■ Material to process:
====

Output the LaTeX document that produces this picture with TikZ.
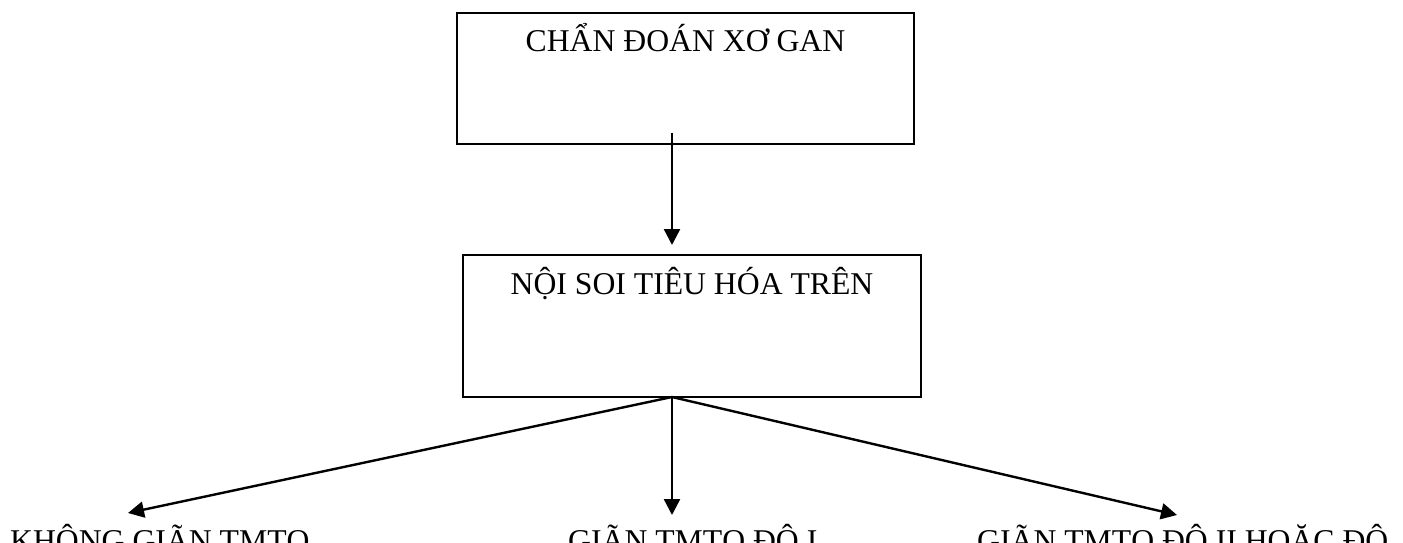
\documentclass[tikz,border=0pt]{standalone}
\usepackage{fontspec}
\setmainfont{Liberation Serif}
\usetikzlibrary{arrows.meta,calc}
\begin{document}
\begin{tikzpicture}[x=1pt,y=1pt,
  box/.style={draw,line width=2pt,minimum width=#1,inner sep=0pt},
  lbl/.style={inner sep=0pt,font=\fontsize{31.7}{38}\selectfont},
  arr/.style={line width=2.4pt,-{Triangle[length=16pt,width=16pt]}}]
\useasboundingbox (0,0) rectangle (1403,542);
\clip (0,0) rectangle (1403,542);
\node[box=457pt,minimum height=131pt] (b1) at (685.5,463.5) {};
\node[lbl,anchor=base] (t1) at ([yshift=-40pt]b1.north) {CHẨN ĐOÁN XƠ GAN};
\node[box=458pt,minimum height=142pt] (b2) at (692,216) {};
\node[lbl,anchor=base] (t2) at ([yshift=-40pt]b2.north) {NỘI SOI TIÊU HÓA TRÊN};
\coordinate (s1) at (672,409);
\coordinate (e1) at (672,297);
\coordinate (s2) at (672,145);
\node[lbl,anchor=base west] (l) at (10,-9) {KHÔNG GIÃN TMTQ};
\node[lbl,anchor=base west] (m) at (568,-9) {GIÃN TMTQ ĐỘ I};
\node[lbl,anchor=base west] (r) at (977,-9) {GIÃN TMTQ ĐỘ II HOẶC ĐỘ};
\coordinate (eL) at (128,29);
\coordinate (eM) at (672,27);
\coordinate (eR) at (1177,27);
\draw[arr] (s1) -- (e1);
\draw[arr] (s2) -- (eL);
\draw[arr] (s2) -- (eM);
\draw[arr] (s2) -- (eR);
\end{tikzpicture}
\end{document}
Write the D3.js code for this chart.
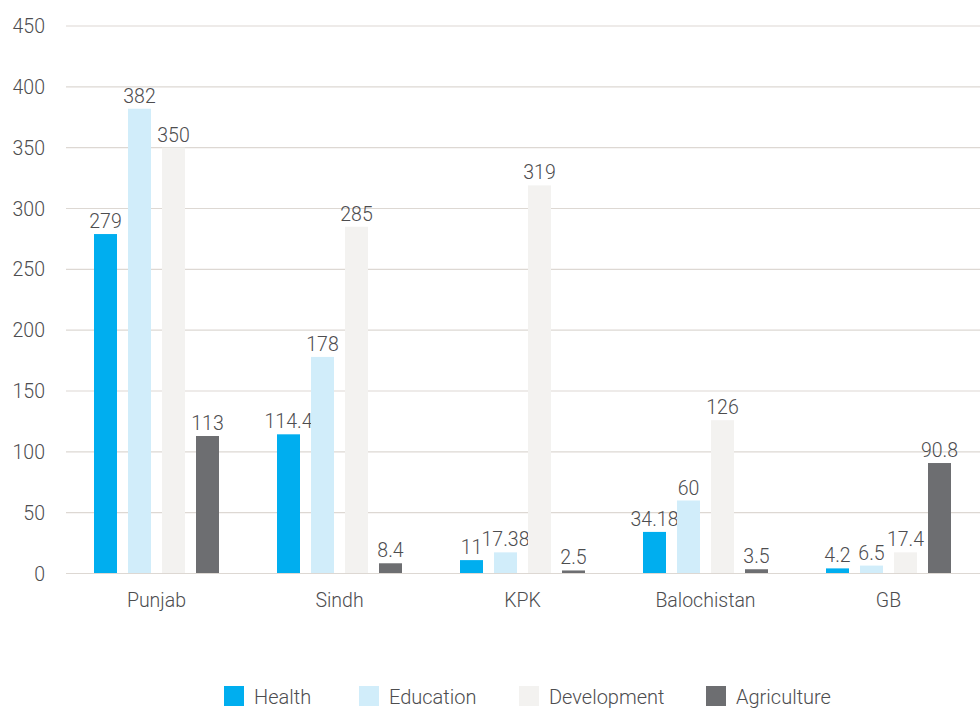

====

■ What you have to do:
Go through the data above and transcribe it in full, omitting any image.

■ The solution:
Output the LaTeX document that produces this picture with TikZ.
\documentclass[tikz,border=0pt]{standalone}
\usepackage{fontspec}
\setmainfont{Liberation Serif}
\usetikzlibrary{arrows.meta,calc}
\begin{document}
\begin{tikzpicture}[x=1pt,y=1pt,
  box/.style={draw,line width=2pt,minimum width=#1,inner sep=0pt},
  lbl/.style={inner sep=0pt,font=\fontsize{31.7}{38}\selectfont},
  arr/.style={line width=2.4pt,-{Triangle[length=16pt,width=16pt]}}]
\useasboundingbox (0,0) rectangle (1403,542);
\clip (0,0) rectangle (1403,542);
\node[box=457pt,minimum height=131pt] (b1) at (685.5,463.5) {};
\node[lbl,anchor=base] (t1) at ([yshift=-40pt]b1.north) {CHẨN ĐOÁN XƠ GAN};
\node[box=458pt,minimum height=142pt] (b2) at (692,216) {};
\node[lbl,anchor=base] (t2) at ([yshift=-40pt]b2.north) {NỘI SOI TIÊU HÓA TRÊN};
\coordinate (s1) at (672,409);
\coordinate (e1) at (672,297);
\coordinate (s2) at (672,145);
\node[lbl,anchor=base west] (l) at (10,-9) {KHÔNG GIÃN TMTQ};
\node[lbl,anchor=base west] (m) at (568,-9) {GIÃN TMTQ ĐỘ I};
\node[lbl,anchor=base west] (r) at (977,-9) {GIÃN TMTQ ĐỘ II HOẶC ĐỘ};
\coordinate (eL) at (128,29);
\coordinate (eM) at (672,27);
\coordinate (eR) at (1177,27);
\draw[arr] (s1) -- (e1);
\draw[arr] (s2) -- (eL);
\draw[arr] (s2) -- (eM);
\draw[arr] (s2) -- (eR);
\end{tikzpicture}
\end{document}
Write the D3.js code for this chart.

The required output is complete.